Webb brings another dimension to the race for the Democratic nomination. He is a moderate ideologically, falling to the right of Hillary Clinton. He also, like Clinton, has foreign policy and national security credentials. Webb’s entrance to the nomination race gives Democratic voters a wider array of choices in the caucuses and primaries. In my estimation, the Democrats now offer a more varied set of candidates on the ideological spectrum than do Republicans.

On another front, former Maryland Governor Martin O’Malley is working to undermine the campaign of Bernie Sanders. O’Malley was supposed to be the alternative to the inevitability of Clinton’s shot at the nomination, but instead, Sanders has filled that space. While Sanders has surged in recent polls—Quinnipiac has Sanders running only 19 points behind Clinton among likely Iowa caucus participants—O’Malley has not registered above 3 percent in Iowa or nationally. So it appears that O’Malley’s strategy at this point is to attack Sanders in order to replace the Vermont Senator as the alternative to Clinton.
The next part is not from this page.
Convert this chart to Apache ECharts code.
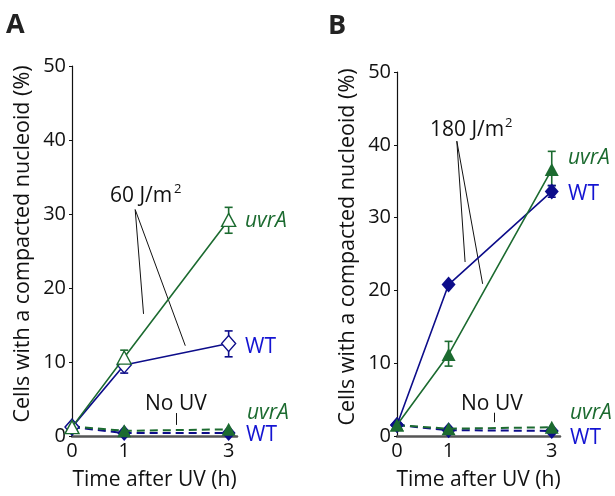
<!DOCTYPE html>
<html>
<head>
<meta charset="utf-8">
<script src="https://cdn.jsdelivr.net/npm/echarts@6/dist/echarts.min.js"></script>
<style>
  html, body { margin: 0; padding: 0; background: #fff; }
  #main { width: 615px; height: 496px; }
</style>
</head>
<body>
<div id="main"></div>
<script>
// time points (h)
var times = [0, 1, 3];
var xTickValues = [0, 1, 3];

// panel A, 60 J/m2
var aUvrA60 = [1.2, 10.6, 29.2];
var aWT60 = [1.2, 9.6, 12.5];
var aUvrANoUV = [1.3, 0.7, 0.9];
var aWTNoUV = [1.2, 0.4, 0.4];
// [time, low, high]
var aUvrA60Err = [[1, 9.9, 11.6], [3, 27.4, 30.9]];
var aWT60Err = [[1, 8.5, 10.0], [3, 10.7, 14.2]];

// panel B, 180 J/m2
var bUvrA180 = [1.5, 11.2, 36.6];
var bWT180 = [1.5, 20.8, 33.6];
var bUvrANoUV = [1.5, 1.0, 1.2];
var bWTNoUV = [1.5, 0.8, 0.7];
var bUvrA180Err = [[1, 9.6, 13.0], [3, 34.4, 39.1]];
var bWT180Err = [[3, 32.8, 34.4]];

var green = '#1c6b30';
var blue = '#0d0d8a';
var blueText = '#1414d2';
var font = 'Open Sans';

function pairs(ys) {
    var out = [];
    for (var i = 0; i < times.length; i++) {
        out.push([times[i], ys[i]]);
    }
    return out;
}

function makeX(idx) {
    return {
        type: 'value', gridIndex: idx, min: 0, max: 3.16,
        name: 'Time after UV (h)', nameLocation: 'middle', nameGap: 34,
        nameTextStyle: { fontFamily: font, fontSize: 21, color: '#111' },
        axisLine: { lineStyle: { color: '#555', width: 2.5 } },
        axisTick: { show: false },
        splitLine: { show: false },
        axisLabel: { customValues: xTickValues, fontFamily: font, fontSize: 20, color: '#111', margin: 5 }
    };
}

function makeY(idx) {
    return {
        type: 'value', gridIndex: idx, min: 0, max: 50, interval: 10,
        name: 'Cells with a compacted nucleoid (%)', nameLocation: 'middle', nameGap: 38,
        nameTextStyle: { fontFamily: font, fontSize: 21.5, color: '#111', padding: [0, 0, 0, 14] },
        axisLine: { show: true, lineStyle: { color: '#111', width: 1.2 } },
        axisTick: { show: true, length: 3, lineStyle: { color: '#111' } },
        splitLine: { show: false },
        axisLabel: { fontFamily: font, fontSize: 20, color: '#111', margin: 6 }
    };
}

function lineSeries(idx, ys, color, symbol, hollow, dashed, z) {
    return {
        type: 'line', xAxisIndex: idx, yAxisIndex: idx, data: pairs(ys),
        symbol: symbol, symbolSize: symbol === 'diamond' ? [14, 16] : [14, 13],
        lineStyle: { color: color, width: dashed ? 2 : 1.6, type: dashed ? [8, 5] : 'solid' },
        itemStyle: { color: hollow ? '#fff' : color, borderColor: color, borderWidth: hollow ? 1.4 : 0 },
        z: z, animation: false, silent: true
    };
}

function errSeries(idx, data, color) {
    return {
        type: 'custom', xAxisIndex: idx, yAxisIndex: idx, data: data, z: 1, silent: true, animation: false,
        renderItem: function (params, api) {
            var lo = api.coord([api.value(0), api.value(1)]);
            var hi = api.coord([api.value(0), api.value(2)]);
            var style = { stroke: color, lineWidth: 1.6 };
            return {
                type: 'group', children: [
                    { type: 'line', shape: { x1: lo[0], y1: lo[1], x2: hi[0], y2: hi[1] }, style: style },
                    { type: 'line', shape: { x1: lo[0] - 4, y1: lo[1], x2: lo[0] + 4, y2: lo[1] }, style: style },
                    { type: 'line', shape: { x1: hi[0] - 4, y1: hi[1], x2: hi[0] + 4, y2: hi[1] }, style: style }
                ]
            };
        }
    };
}

function pointers(idx, segs) {
    return {
        type: 'line', xAxisIndex: idx, yAxisIndex: idx, data: [], silent: true, animation: false,
        markLine: {
            silent: true, symbol: 'none', label: { show: false }, animation: false,
            lineStyle: { color: '#111', width: 1, type: 'solid' },
            data: segs.map(function (s) { return [{ coord: s[0] }, { coord: s[1] }]; })
        }
    };
}

// x = left edge, y = vertical centre
function txt(x, y, text, size, color, extra) {
    var st = { text: text, fontFamily: font, fontSize: size, fill: color, align: 'left', verticalAlign: 'middle' };
    for (var k in extra) st[k] = extra[k];
    return { type: 'text', x: x, y: y, style: st, silent: true, z: 10 };
}

var chart = echarts.init(document.getElementById('main'));
chart.setOption({
    backgroundColor: '#fff',
    animation: false,
    grid: [
        { left: 72, top: 66, width: 165, height: 372 },
        { left: 397, top: 72, width: 163, height: 370 }
    ],
    xAxis: [makeX(0), makeX(1)],
    yAxis: [makeY(0), makeY(1)],
    series: [
        errSeries(0, aUvrA60Err, green),
        errSeries(0, aWT60Err, blue),
        lineSeries(0, aWTNoUV, blue, 'diamond', false, true, 3),
        lineSeries(0, aUvrANoUV, green, 'triangle', false, true, 4),
        lineSeries(0, aWT60, blue, 'diamond', true, false, 5),
        lineSeries(0, aUvrA60, green, 'triangle', true, false, 6),
        pointers(0, [[[1.21, 30.6], [1.37, 16.5]], [[1.21, 30.6], [2.17, 12.2]], [[2.0, 3.1], [2.0, 1.5]]]),

        errSeries(1, bUvrA180Err, green),
        errSeries(1, bWT180Err, blue),
        lineSeries(1, bWTNoUV, blue, 'diamond', false, true, 3),
        lineSeries(1, bUvrANoUV, green, 'triangle', false, true, 4),
        lineSeries(1, bWT180, blue, 'diamond', false, false, 5),
        lineSeries(1, bUvrA180, green, 'triangle', false, false, 6),
        pointers(1, [[[1.16, 40.5], [1.32, 23.9]], [[1.16, 40.5], [1.66, 20.9]], [[1.88, 3.2], [1.88, 1.9]]])
    ],
    graphic: [
        txt(6, 25, 'A', 27, '#222', { fontWeight: 'bold' }),
        txt(328, 26, 'B', 27, '#222', { fontWeight: 'bold' }),
        txt(110, 196, '60 J/m', 21, '#111'),
        txt(174, 189, '2', 13, '#111'),
        txt(430, 130, '180 J/m', 21, '#111'),
        txt(505, 123, '2', 13, '#111'),
        txt(145, 404, 'No UV', 21, '#111'),
        txt(461, 404, 'No UV', 21, '#111'),
        txt(245, 221, 'uvrA', 21, green, { fontStyle: 'italic' }),
        txt(245, 347, 'WT', 21, blueText),
        txt(247, 413, 'uvrA', 21, green, { fontStyle: 'italic' }),
        txt(246, 435, 'WT', 21, blueText),
        txt(568, 158, 'uvrA', 21, green, { fontStyle: 'italic' }),
        txt(568, 194, 'WT', 21, blueText),
        txt(570, 413, 'uvrA', 21, green, { fontStyle: 'italic' }),
        txt(570, 438, 'WT', 21, blueText)
    ]
});
</script>
</body>
</html>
In a July 3, 2015, Washington Post article, O’Malley equated the popularity of Sanders to that of Trump, suggesting that they both reflect frustration among the electorate. Putting aside Sanders’ success in fundraising from a broad base and that Sanders is drawing large crowds whereas Trump had to hired extras for his announcement speech, Sanders has emerged as a serious candidate while Trump has not. In addition, O’Malley’s suggestion that Sanders is a protest candidate needs to be considered. What is a protest candidate? Was Obama a protest candidate in 2008? Was Jimmy Carter a protest candidate in 1976, when the public turned to a man who seemed authentic and honest in a time when trust in the presidency was a low point.

If Sanders is a protest candidate, as O’Malley suggests, what is O’Malley?

Whereas, for the Republicans, the challenge is to find a candidate that will satisfy the Republican base while having broad-enough appeal to the overall electorate, the challenge for the Democrats is to find the candidate that will generate the energy and excitement to bring Hispanics and younger voters to the polls in November 2016.